Но отчего же она так долго не возвращается?! Лампьё разбирала досада и охватывало болезненное беспокойство. Сквозь узкую щелку в ставне он мог разглядеть только небольшой участок асфальтовой мостовой, примыкающий к лавке. Может быть, Леонтина остановилась немного поодаль, вне его поля зрения? Но как он ни напрягал слух, он едва мог различить в смешанном гуле, доносившемся из района рынка, лишь грохот колес ручных тележек да звук рожков автомобилей. Время от времени резкий порыв ветра заливал ставни дождем и отбрасывал на мостовую дрожащую тень фонаря. Больше он ничего не видел и не слышал. Улица была пустынна, не было заметно никакого движения, никаких звуков, кроме порывов ветра; да и ветер порой затихал, и только дождь равнодушно посылал свои прямые струи, точно он еще в глубине времен обрек эту заурядную сонную улицу потопу. Прислушиваясь к мерному падению дождя, Лампьё терял нить своих мыслей; страх, порожденный необъяснимым желанием вновь увидеть Леонтину и мыслью, что она может обмануть его ожидания, мешал ему припомнить, зачем стоит он здесь, у закрытых ставней лавки, в ожидании чего-то неведомого. Конечно, у него была определенная цель, и он не терял надежды ее достигнуть. Но что будет потом? Подойдет ли он к этой девушке? Заговорит ли с ней?.. У него не выходила из головы фраза, брошенная Фуассом: «если на него наложат лапу, это будет, как всегда, делом рук женщины». Лампьё повторял про себя эту фразу. Каждое слово ее, каждая буква отчетливо запечатлелась в его памяти… Что он будет делать?
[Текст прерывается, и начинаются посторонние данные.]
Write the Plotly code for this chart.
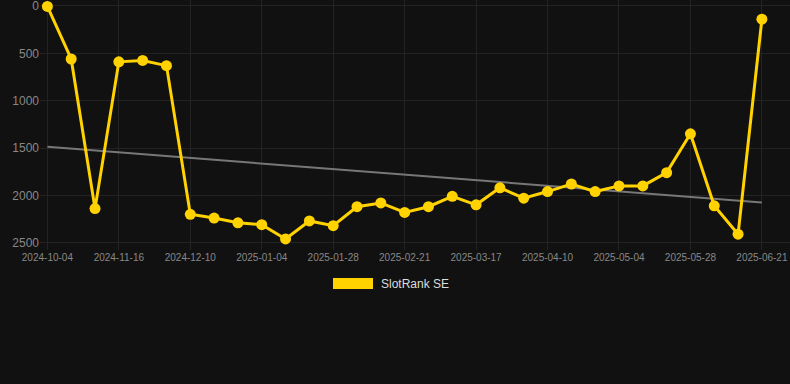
import plotly.graph_objects as go

dates = [
    "2024-10-04", "2024-10-18", "2024-11-01", "2024-11-16", "2024-11-24",
    "2024-12-02", "2024-12-10", "2024-12-18", "2024-12-27", "2025-01-04",
    "2025-01-12", "2025-01-20", "2025-01-28", "2025-02-05", "2025-02-13",
    "2025-02-21", "2025-03-01", "2025-03-09", "2025-03-17", "2025-03-25",
    "2025-04-02", "2025-04-10", "2025-04-18", "2025-04-26", "2025-05-04",
    "2025-05-12", "2025-05-20", "2025-05-28", "2025-06-05", "2025-06-13",
    "2025-06-21",
]
ranks = [
    5, 560, 2140, 590, 575, 630, 2200, 2240, 2290, 2310,
    2460, 2270, 2320, 2120, 2080, 2180, 2120, 2010, 2100, 1920,
    2030, 1960, 1880, 1960, 1900, 1900, 1760, 1350, 2110, 2410,
    140,
]
trend_x = [dates[0], dates[-1]]
trend_y = [1487, 2075]
tick_labels = dates[::3]
series_name = "SlotRank SE"

GOLD = "#FFD200"
BG = "#111111"
GRID = "#232323"

fig = go.Figure()
fig.add_trace(go.Scatter(
    x=trend_x, y=trend_y, mode="lines",
    line=dict(color="#777777", width=2),
    showlegend=False, hoverinfo="skip",
))
fig.add_trace(go.Scatter(
    x=dates, y=ranks, mode="lines+markers", name=series_name,
    line=dict(color=GOLD, width=3),
    marker=dict(color=GOLD, size=11),
    cliponaxis=False, showlegend=False,
))

L, R, T, B = 40, 0, 0, 134
W, H = 790, 384
pw, ph = W - L - R, H - T - B

def px_x(p):
    return (p - L) / pw

def px_y(p):
    return (H - B - p) / ph

fig.add_shape(type="rect", xref="paper", yref="paper",
              x0=px_x(333), x1=px_x(373), y0=px_y(289), y1=px_y(278),
              fillcolor=GOLD, line=dict(width=0))
fig.add_annotation(x=px_x(379), y=px_y(284), xref="paper", yref="paper",
                   text=series_name, showarrow=False, xanchor="left",
                   yanchor="middle", font=dict(size=12, color="#dddddd"))

fig.update_layout(
    width=W, height=H,
    margin=dict(l=L, r=R, t=T, b=B, pad=0),
    paper_bgcolor=BG, plot_bgcolor=BG,
    font=dict(family="Liberation Sans, Arial, sans-serif", color="#888888"),
    showlegend=False,
)
fig.update_xaxes(
    type="category", categoryorder="array", categoryarray=dates,
    range=[-0.31, 31.18],
    tickmode="array", tickvals=tick_labels, ticktext=tick_labels,
    tickfont=dict(size=10, color="#888888"),
    showgrid=True, gridcolor=GRID, gridwidth=1,
    zeroline=False, showline=False, ticks="",
    ticklabeloverflow="allow",
)
fig.update_yaxes(
    range=[2577, -63],
    tickvals=[0, 500, 1000, 1500, 2000, 2500],
    tickfont=dict(size=12, color="#888888"),
    showgrid=True, gridcolor=GRID, gridwidth=1,
    zeroline=False, showline=False, ticks="",
    ticklabeloverflow="allow",
)

fig.write_html(
    "out.html",
    config={"displayModeBar": False},
    post_script=(
        "document.body.style.margin='0';"
        "document.body.style.padding='0';"
        "document.body.style.background='#111111';"
        "document.documentElement.style.overflow='hidden';"
    ),
)
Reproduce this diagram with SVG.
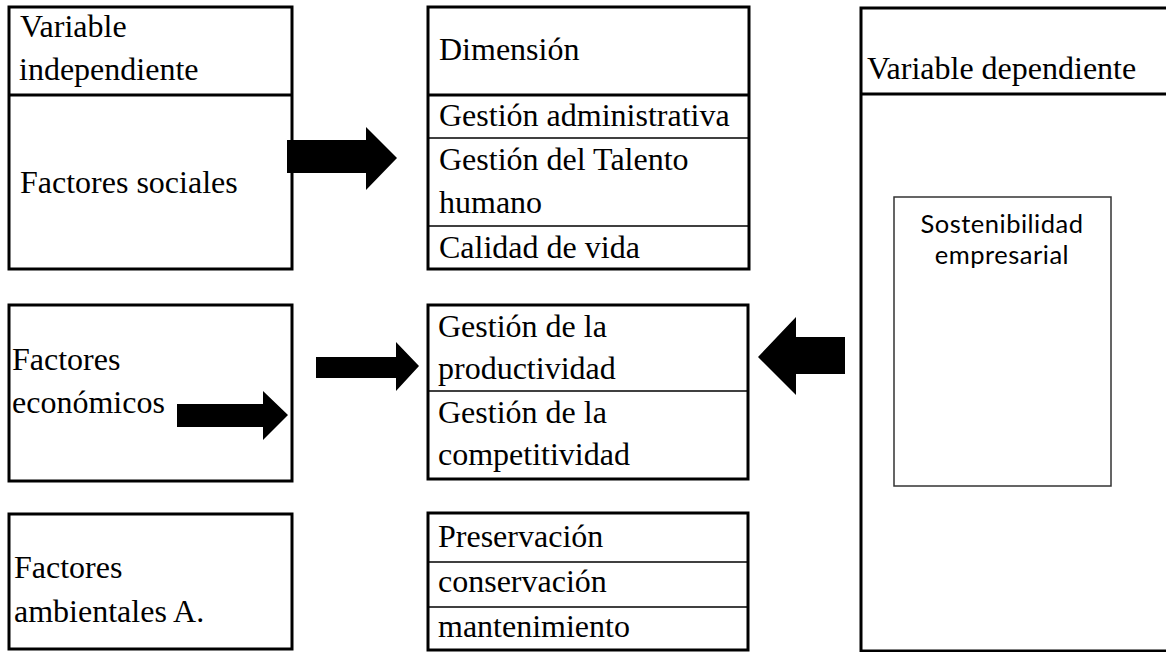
<svg xmlns="http://www.w3.org/2000/svg" width="1166" height="652" viewBox="0 0 1166 652">
<style>
.box{fill:#fff;stroke:#000;stroke-width:3}
.hd{stroke:#000;stroke-width:3}
.th{stroke:#000;stroke-width:1.3}
.t{font-family:"Liberation Serif","Times New Roman",serif;font-size:32px;fill:#000}
.s{font-family:Lato,"Open Sans",sans-serif;font-size:25.5px;letter-spacing:0.5px;fill:#000;text-anchor:middle}
.arr{fill:#000}
</style>
<rect width="1166" height="652" fill="#fff"/>
<g id="var-independiente">
<rect class="box" x="9" y="7" width="283" height="262"/>
<line class="hd" x1="9" y1="95" x2="292" y2="95"/>
<text class="t" x="20" y="37">Variable</text>
<text class="t" x="19" y="80">independiente</text>
<text class="t" x="20" y="193">Factores sociales</text>
</g>
<g id="factores-economicos">
<rect class="box" x="9" y="305" width="283" height="176"/>
<text class="t" x="12" y="370">Factores</text>
<text class="t" x="12" y="413">económicos</text>
</g>
<g id="factores-ambientales">
<rect class="box" x="9" y="514" width="283" height="135"/>
<text class="t" x="14" y="578">Factores</text>
<text class="t" x="14" y="622">ambientales A.</text>
</g>
<g id="dimension-social">
<rect class="box" x="428" y="7" width="321" height="262"/>
<line class="hd" x1="428" y1="95" x2="749" y2="95"/>
<line class="th" x1="428" y1="138" x2="749" y2="138"/>
<line class="th" x1="428" y1="226" x2="749" y2="226"/>
<text class="t" x="439" y="60">Dimensión</text>
<text class="t" x="439" y="126">Gestión administrativa</text>
<text class="t" x="439" y="170">Gestión del Talento</text>
<text class="t" x="439" y="213">humano</text>
<text class="t" x="439" y="258">Calidad de vida</text>
</g>
<g id="dimension-economica">
<rect class="box" x="428" y="305" width="320" height="174"/>
<line class="th" x1="428" y1="391" x2="748" y2="391"/>
<text class="t" x="438" y="337">Gestión de la</text>
<text class="t" x="438" y="379">productividad</text>
<text class="t" x="438" y="423">Gestión de la</text>
<text class="t" x="438" y="465">competitividad</text>
</g>
<g id="dimension-ambiental">
<rect class="box" x="428" y="513" width="320" height="137"/>
<line class="th" x1="428" y1="562" x2="748" y2="562"/>
<line class="th" x1="428" y1="607" x2="748" y2="607"/>
<text class="t" x="438" y="547">Preservación</text>
<text class="t" x="438" y="592">conservación</text>
<text class="t" x="438" y="637">mantenimiento</text>
</g>
<g id="var-dependiente">
<rect class="box" x="861" y="8" width="312" height="643"/>
<line class="hd" x1="861" y1="94" x2="1166" y2="94"/>
<text class="t" x="867" y="79">Variable dependiente</text>
</g>
<g id="sostenibilidad">
<rect x="894" y="197" width="217" height="289" fill="#fff" stroke="#333" stroke-width="1.5"/>
<text class="s" x="1002" y="233">Sostenibilidad</text>
<text class="s" x="1002" y="264">empresarial</text>
</g>
<g id="connectors">
<polygon class="arr" points="287,140 366,140 366,127 397,158 366,190 366,173 287,173"/>
<polygon class="arr" points="177,404 263,404 263,391 288,415 263,440 263,427 177,427"/>
<polygon class="arr" points="316,357 396,357 396,342 419,366 396,391 396,378 316,378"/>
<polygon class="arr" points="845,337 796,337 796,317 758,357 796,395 796,374 845,374"/>
</g>
</svg>
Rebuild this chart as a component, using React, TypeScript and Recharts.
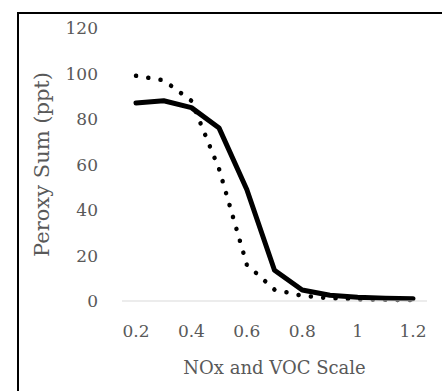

Раз уж он поддался властной потребности узнать, кто прогуливается там, у лавки, мог ли он быть уверен, что окажется в силах побороть искушение и не подойти к этой женщине, не заговорить с ней о гнетущей его тоске? Он был далеко не уверен в этом… Но если он себя выдаст, если ее подозрения сменятся уверенностью? Тогда он пропал! Фуасс, сам того не сознавая, предупредил его… «Если на него наложат лапу…» И Лампьё все повторял и повторял эту фразу, точно читая по слогам: «Если наложат лапу…»
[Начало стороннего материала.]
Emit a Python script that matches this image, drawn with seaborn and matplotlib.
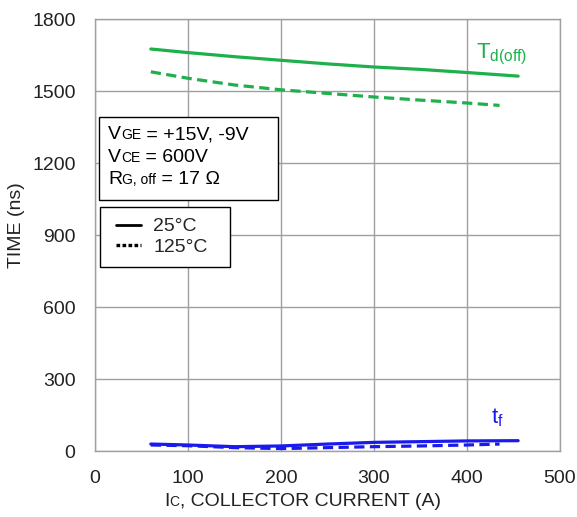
import matplotlib
matplotlib.use("Agg")
import matplotlib.pyplot as plt
import seaborn as sns
import pandas as pd
from matplotlib.lines import Line2D
from matplotlib.patches import Rectangle
from matplotlib.legend_handler import HandlerLine2D
from matplotlib.offsetbox import TextArea, HPacker, VPacker, AnchoredOffsetbox

# ---- data ----
ic_td_25 = [60, 100, 150, 200, 250, 300, 350, 400, 455]
td_25 = [1675, 1660, 1643, 1628, 1613, 1600, 1590, 1577, 1562]
ic_td_125 = [60, 100, 150, 200, 250, 300, 350, 400, 435]
td_125 = [1580, 1553, 1525, 1505, 1490, 1475, 1462, 1450, 1440]
ic_tf_25 = [60, 100, 150, 200, 250, 300, 350, 400, 455]
tf_25 = [29, 25, 18, 21, 29, 36, 39, 42, 43]
ic_tf_125 = [60, 100, 150, 200, 250, 300, 350, 400, 435]
tf_125 = [25, 22, 14, 10, 14, 18, 21, 25, 29]

x_ticks = [0, 100, 200, 300, 400, 500]
y_ticks = [0, 300, 600, 900, 1200, 1500, 1800]
legend_labels = ["25°C", "125°C"]

GREEN = "#1DB04B"
BLUE = "#1A1AEE"
W, H = 577, 517

rows = []
for xs, ys, p, t in [(ic_td_25, td_25, "td", "25°C"), (ic_td_125, td_125, "td", "125°C"),
                     (ic_tf_25, tf_25, "tf", "25°C"), (ic_tf_125, tf_125, "tf", "125°C")]:
    for x, y in zip(xs, ys):
        rows.append({"Ic": x, "time": y, "param": p, "temp": t})
df = pd.DataFrame(rows)

sns.set_style("white")
plt.rcParams['font.family'] = ['Liberation Sans', 'DejaVu Sans']
plt.rcParams['mathtext.fontset'] = 'custom'
plt.rcParams['mathtext.rm'] = 'Liberation Sans'
plt.rcParams['mathtext.it'] = 'Liberation Sans'

fig = plt.figure(figsize=(W / 100, H / 100), dpi=100)
ax = fig.add_axes([95 / W, 1 - 451 / H, 465 / W, 432 / H])

sns.lineplot(data=df, x="Ic", y="time", hue="param", style="temp",
             palette={"td": GREEN, "tf": BLUE},
             dashes={"25°C": "", "125°C": (3.2, 1.7)},
             units="param", estimator=None, sort=False,
             linewidth=2.3, legend=False, ax=ax)

ax.set_xlim(0, 500)
ax.set_ylim(0, 1800)
ax.set_xticks(x_ticks)
ax.set_yticks(y_ticks)
ax.tick_params(labelsize=14, colors="#222222", length=3, color="#999999", width=1)
ax.tick_params(axis="y", pad=11)
ax.tick_params(axis="x", length=0, pad=14)
ax.grid(True, color="#A0A0A0", linewidth=1)
for s in ax.spines.values():
    s.set_color("#A0A0A0")
    s.set_linewidth(1)

ax.set_xlabel("")
ax.set_ylabel("TIME (ns)", fontsize=14, color="#222222")
ax.yaxis.set_label_coords((25 - 95) / 465, (451 - 225) / 432)


def row(parts, color="black"):
    return HPacker(children=[TextArea(t, textprops=dict(fontsize=s, color=color)) for t, s in parts],
                   align="baseline", pad=0, sep=0)


# x axis label with small-caps style subscript
xl = AnchoredOffsetbox(loc="center", child=row([("I", 14), ("C", 10), (", COLLECTOR CURRENT (A)", 14)], "#222222"),
                       pad=0, borderpad=0, frameon=False,
                       bbox_to_anchor=(302.5 / W, 1 - 502 / H), bbox_transform=fig.transFigure)
ax.add_artist(xl)

# curve labels
ax.text(410, 1634, r"$\mathregular{T_{d(off)}}$", fontsize=16, color=GREEN)
ax.text(426, 115, r"$\mathregular{t_f}$", fontsize=16, color=BLUE)

# conditions box
fig.patches.append(Rectangle((99 / W, 1 - 200 / H), 179 / W, 83 / H, transform=fig.transFigure,
                             facecolor="white", edgecolor="black", linewidth=1, zorder=5))
box = VPacker(children=[
    row([("V", 14), ("GE", 10), (" = +15V, -9V", 14)]),
    row([("V", 14), ("CE", 10), (" = 600V", 14)]),
    row([("R", 14), ("G, off", 10), (" = 17 Ω", 14)]),
], align="left", pad=0, sep=4)
ab = AnchoredOffsetbox(loc="upper left", child=box, pad=0, borderpad=0, frameon=False,
                       bbox_to_anchor=(108 / W, 1 - 126 / H), bbox_transform=fig.transFigure)
ab.set_zorder(6)
fig.artists.append(ab)
ab.set_figure(fig)

handles = [Line2D([], [], color="black", lw=2, ls="-"),
           Line2D([], [], color="black", lw=2.4, ls=(0, (1.1, 0.7)))]
leg = ax.legend(handles, legend_labels, loc="upper left", mode="expand",
                bbox_to_anchor=(100 / W, 1 - 263 / H, 130 / W, 56 / H), bbox_transform=fig.transFigure,
                fontsize=14, frameon=True, fancybox=False, edgecolor="black", framealpha=1,
                handlelength=1.56, handletextpad=0.62, borderpad=0.55, labelspacing=0.15,
                borderaxespad=0, handler_map={Line2D: HandlerLine2D(xpad=0.27)})
leg.get_frame().set_linewidth(1)
leg.set_zorder(6)

fig.savefig("out.png", dpi=100)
Он как будто перестал понимать ее смысл… А между тем она была полна смысла… страшного смысла… «На него наложат лапу»… На него — на Лампьё. Почему бы нет? Разве он забыл про свое преступление? Нет, не забыл — он просто о нем не думал… или почти не думал. Его тягостные мысли порождались не столько воспоминанием об убийстве, сколько воспоминанием о веревочке и смутной мыслью о причастности к этому делу Леонтины… Возможно ли это? Могут ли убийцу не терзать угрызения совести? Однако, Лампьё не испытывал этих терзаний: он не знал еще, что представляют собой угрызения совести… Сначала, в первые два-три дня после убийства, к чувству страха у него примешивалось своего рода удивление. Потом страх заполнил его целиком. Но в то же время его не покидала неопределенная надежда, что до него не доберутся, если он ни в чем не изменит своего образа жизни. Ему казалось, что, по какому-то молчаливому соглашению, совесть не нарушит обычного хода его жизни… Считая, что с этой стороны ему опасаться нечего, Лампьё направил свои мысли в другую сторону: он стал бояться, как бы его не выдала невольная свидетельница; и все его заботы сосредоточились на том, чтобы этого избежать.